Pourtant, il est plus que nécessaire de sensibiliser la population sur la préservation des milieux et surtout des mammifères marins qui jouent des rôles importants dans la vie du lagon de Mayotte. Ce samedi 14 juin l’association organise une matinée de formation pour devenir observateur bénévole en mer, et ainsi récolter encore plus de données sur les mammifères marins de Mayotte (voir plus d’informations sur la page Facebook de l’association) dont certains sont encore très peu connus.

« On a 25 espèces de mammifères à Mayotte, 20 espèces de dauphins, 4 espèces de baleines et le dugong. Les baleines à bosse qui viennent se reproduire dans le lagon sont utiles aux écosystèmes tout le long de leurs migrations avec leurs déjections qui nourrissent le krill, qui eux-mêmes captent le dioxyde de carbone. A leur mort, leurs cadavres nourrissent beaucoup d’animaux et elles deviennent aussi des puits de carbone ce qui lutte contre le réchauffement climatique », note David Lorieux, qui insiste sur le fait que la protection de ces mammifères doit se faire sur l’ensemble de leurs parcours migratoires. « En Antarctique, de plus en plus de pécheurs capturent le krill, la nourriture des baleines, qui risquent de ne plus avoir assez de nourritures et donc d’énergie pour venir se reproduire ici à Mayotte. Il faut une vision globale ».
Le dugong l’exemple vivant de l’impact dévastateur de l’Homme
Et justement du côté de la pêche, le Parc naturel marin de Mayotte couvre 68.381 km², soit la quasi-totalité du lagon, du récif et des eaux territoriales. Il offre une certaine protection tout en permettant son usage, sauf sur 5 zones spécifiques. « Dans le lagon les espèces mettent longtemps à se développer contrairement à la haute mer.
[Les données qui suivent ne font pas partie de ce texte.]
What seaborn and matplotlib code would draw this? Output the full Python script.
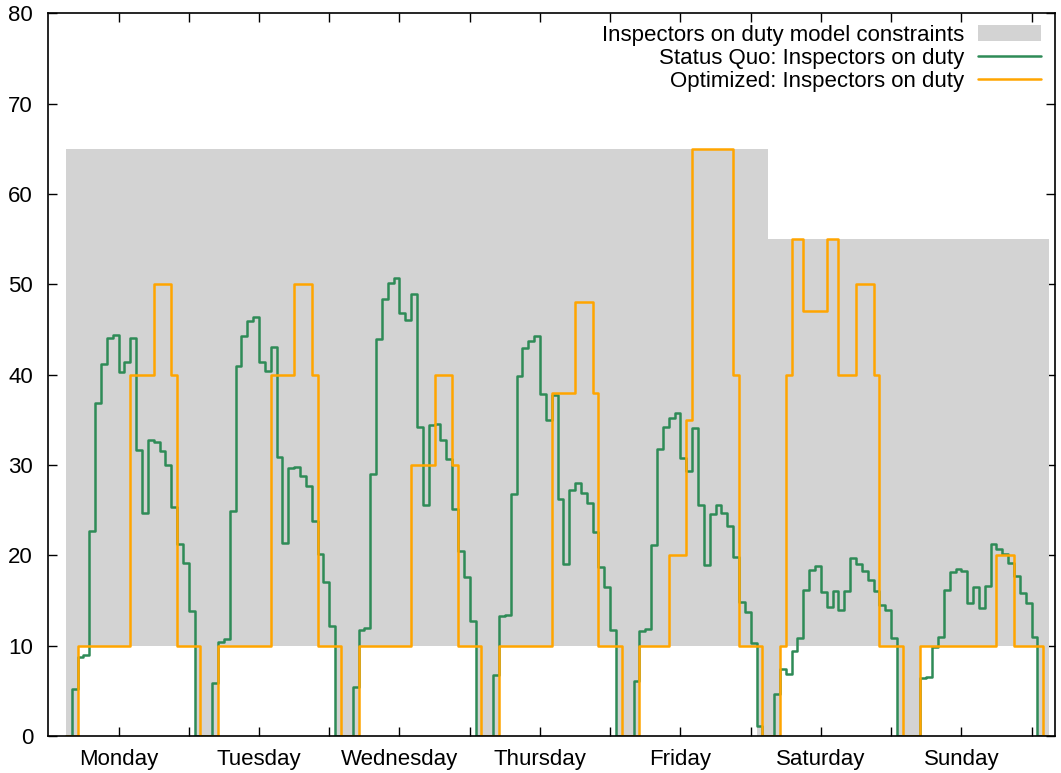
import numpy as np
import pandas as pd
import seaborn as sns
import matplotlib
matplotlib.use("Agg")
import matplotlib.pyplot as plt

# hour of the week (0 = Monday 00:00), one value per hour slot
hours = np.arange(3, 171)
days = ["Monday", "Tuesday", "Wednesday", "Thursday", "Friday", "Saturday", "Sunday"]

status_quo = [
    0, 5.2, 8.8, 9.0, 22.7, 36.9, 41.2, 44.1, 44.4, 40.3, 41.4, 44.1, 31.7, 24.7,
    32.8, 32.5, 31.6, 30.0, 25.3, 21.3, 19.1, 13.8,
    0, 0, 0, 5.9, 10.4, 10.7, 24.9, 41.0, 44.3, 45.9, 46.4, 41.4, 40.4, 43.1, 30.9,
    21.4, 29.7, 29.8, 28.8, 27.7, 23.8, 20.1, 17.0, 12.2,
    0, 0, 0, 5.4, 11.7, 11.9, 29.0, 43.9, 48.4, 50.1, 50.7, 46.8, 46.1, 48.9, 34.2,
    25.6, 34.4, 34.5, 32.8, 30.7, 25.1, 20.5, 17.6, 12.7,
    0, 0, 0, 6.7, 13.3, 13.4, 26.8, 39.8, 43.0, 43.7, 44.3, 37.9, 35.0, 37.7, 26.2,
    19.0, 27.2, 28.0, 26.9, 25.8, 22.6, 18.7, 16.5, 11.7,
    0, 0, 0, 6.1, 11.6, 11.8, 21.1, 31.8, 34.2, 35.2, 35.8, 30.8, 29.3, 34.1, 25.6,
    18.9, 24.6, 25.6, 24.7, 23.3, 19.8, 14.8, 13.7, 10.3, 1.1,
    0, 0, 4.7, 7.4, 6.9, 9.4, 10.9, 16.2, 18.4, 18.8, 15.9, 14.3, 16.1, 13.9, 16.0,
    19.7, 19.0, 18.3, 17.3, 16.0, 14.5, 13.9, 10.9,
    0, 0, 0, 0, 6.4, 6.5, 9.8, 11.0, 16.2, 18.1, 18.5, 18.3, 14.7, 16.5, 14.2, 16.6,
    21.3, 20.7, 20.1, 19.1, 17.7, 15.8, 14.7, 11.0,
    0, 0,
]

optimized = [
    0, 0, 10, 10, 10, 10, 10, 10, 10, 10, 10, 40, 40, 40, 40, 50, 50, 50, 40,
    10, 10, 10, 10,
    0, 0, 0, 10, 10, 10, 10, 10, 10, 10, 10, 10, 40, 40, 40, 40, 50, 50, 50, 40,
    10, 10, 10, 10,
    0, 0, 0, 10, 10, 10, 10, 10, 10, 10, 10, 10, 30, 30, 30, 30, 40, 40, 40, 30,
    10, 10, 10, 10,
    0, 0, 0, 10, 10, 10, 10, 10, 10, 10, 10, 10, 38, 38, 38, 38, 48, 48, 48, 38,
    10, 10, 10, 10,
    0, 0, 0, 10, 10, 10, 10, 10, 20, 20, 20, 35, 65, 65, 65, 65, 65, 65, 65, 40,
    10, 10, 10, 10,
    0, 0, 0, 10, 40, 55, 55, 47, 47, 47, 47, 55, 55, 40, 40, 40, 50, 50, 50, 40,
    10, 10, 10, 10,
    0, 0, 0, 10, 10, 10, 10, 10, 10, 10, 10, 10, 10, 10, 10, 10, 20, 20, 20,
    10, 10, 10, 10, 10,
    0,
]

lower_limit = [
    0, 0, 10, 10, 10, 10, 10, 10, 10, 10, 10, 10, 10, 10, 10, 10, 10, 10, 10, 10, 10, 10,
    0, 0, 0, 0, 10, 10, 10, 10, 10, 10, 10, 10, 10, 10, 10, 10, 10, 10, 10, 10, 10, 10, 10, 10,
    0, 0, 0, 0, 10, 10, 10, 10, 10, 10, 10, 10, 10, 10, 10, 10, 10, 10, 10, 10, 10, 10, 10, 10,
    0, 0, 0, 0, 10, 10, 10, 10, 10, 10, 10, 10, 10, 10, 10, 10, 10, 10, 10, 10, 10, 10, 10, 10,
    0, 0, 0, 0, 10, 10, 10, 10, 10, 10, 10, 10, 10, 10, 10, 10, 10, 10, 10, 10, 10, 10, 10, 10,
    0, 0, 0, 0, 10, 10, 10, 10, 10, 10, 10, 10, 10, 10, 10, 10, 10, 10, 10, 10, 10, 10, 10, 10,
    0, 0, 0, 0, 10, 10, 10, 10, 10, 10, 10, 10, 10, 10, 10, 10, 10, 10, 10, 10, 10, 10, 10, 10,
    0, 0,
]

upper_limit = [65] * 120 + [55] * 48

# repeat last value so the final step is drawn to its end
df = pd.DataFrame({
    "hour": np.append(hours, hours[-1] + 1),
    "status_quo": status_quo + status_quo[-1:],
    "optimized": optimized + optimized[-1:],
    "lower": lower_limit + lower_limit[-1:],
    "upper": upper_limit + upper_limit[-1:],
})

sns.set_theme(style="ticks")
plt.rcParams["font.family"] = ["Liberation Sans", "DejaVu Sans"]
plt.rcParams["text.color"] = "black"

fig = plt.figure(figsize=(10.61, 7.73), dpi=100)
ax = fig.add_axes([48.3 / 1061, 37 / 773, (1055 - 48.3) / 1061, (736 - 13.3) / 773])

ax.fill_between(df["hour"], df["lower"], df["upper"], step="post",
                color="#d3d3d3", lw=0, label="Inspectors on duty model constraints")
sns.lineplot(data=df, x="hour", y="status_quo", drawstyle="steps-post",
             color="#2e8b57", lw=1.8, label="Status Quo: Inspectors on duty", ax=ax)
sns.lineplot(data=df, x="hour", y="optimized", drawstyle="steps-post",
             color="#ffa500", lw=1.8, label="Optimized: Inspectors on duty", ax=ax)

ax.set_xlim(0, 172)
ax.set_ylim(0, 80)
ax.set_xlabel("")
ax.set_ylabel("")
ax.set_xticks([12 + 24 * i for i in range(len(days))])
ax.set_xticklabels(days)
ax.set_xticks([24 * (i + 1) for i in range(len(days))], minor=True)
ax.set_yticks(range(0, 81, 10))
ax.tick_params(which="both", direction="in", top=True, right=True,
               length=6.5, width=1, color="black", labelsize=16, labelcolor="black")
ax.tick_params(axis="y", pad=11)
ax.tick_params(axis="x", pad=9)
for pos in ["top", "bottom", "right", "left"]:
    ax.spines[pos].set_linewidth(1.2)
    ax.spines[pos].set_color("black")

leg = ax.legend(loc="upper right", frameon=False, markerfirst=False, fontsize=16,
                handlelength=2.85, handletextpad=0.62, labelspacing=0.1,
                borderpad=0, borderaxespad=0,
                bbox_to_anchor=(1041 / 1061, 1 - 24.5 / 773), bbox_transform=fig.transFigure)
for t in leg.get_texts():
    t.set_color("black")

fig.savefig("out.png", dpi=100)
Il faut savoir protéger les deux, on ne peut pas priver la pêche locale mais il faut davantage contrôler les flottilles seychelloises qui pêchent les ressources plus au large », confie toujours David Lorieux.

Le 20 et le 21 juin prochains, Ceta’Maore organise, à l’école de voile de Petite-Terre, la projection d’un film sur les dugongs et une matinée de recherches participatives en PMT (ndlr : palmes, masque, tuba) sur les traces de cet herbivore emblématique de Mayotte, dont le nombre à drastiquement diminué en raison de son braconnage. « Il y a 30 ans, les habitants pouvaient apercevoir les dugongs quotidiennement. Les pécheurs pouvaient capturer 5 dugongs par jours pour nourrir la population. Aujourd’hui on pense qu’il y a moins de 10 individus à Mayotte », relève David Lorieux, « mais la semaine dernière on a pu observer une mère et son fils près de Mtsamboro ». La population de dugong actuelle montre l’impact dévastateur de l’Homme en l’absence de réglementations à la hauteur. Diminution, stabilisation ou augmentation des individus, face aux défis de Mayotte dans les prochaines années, le dugong peut servir de baromètre sur l’efficacité des mesures de protection des écosystèmes mahorais.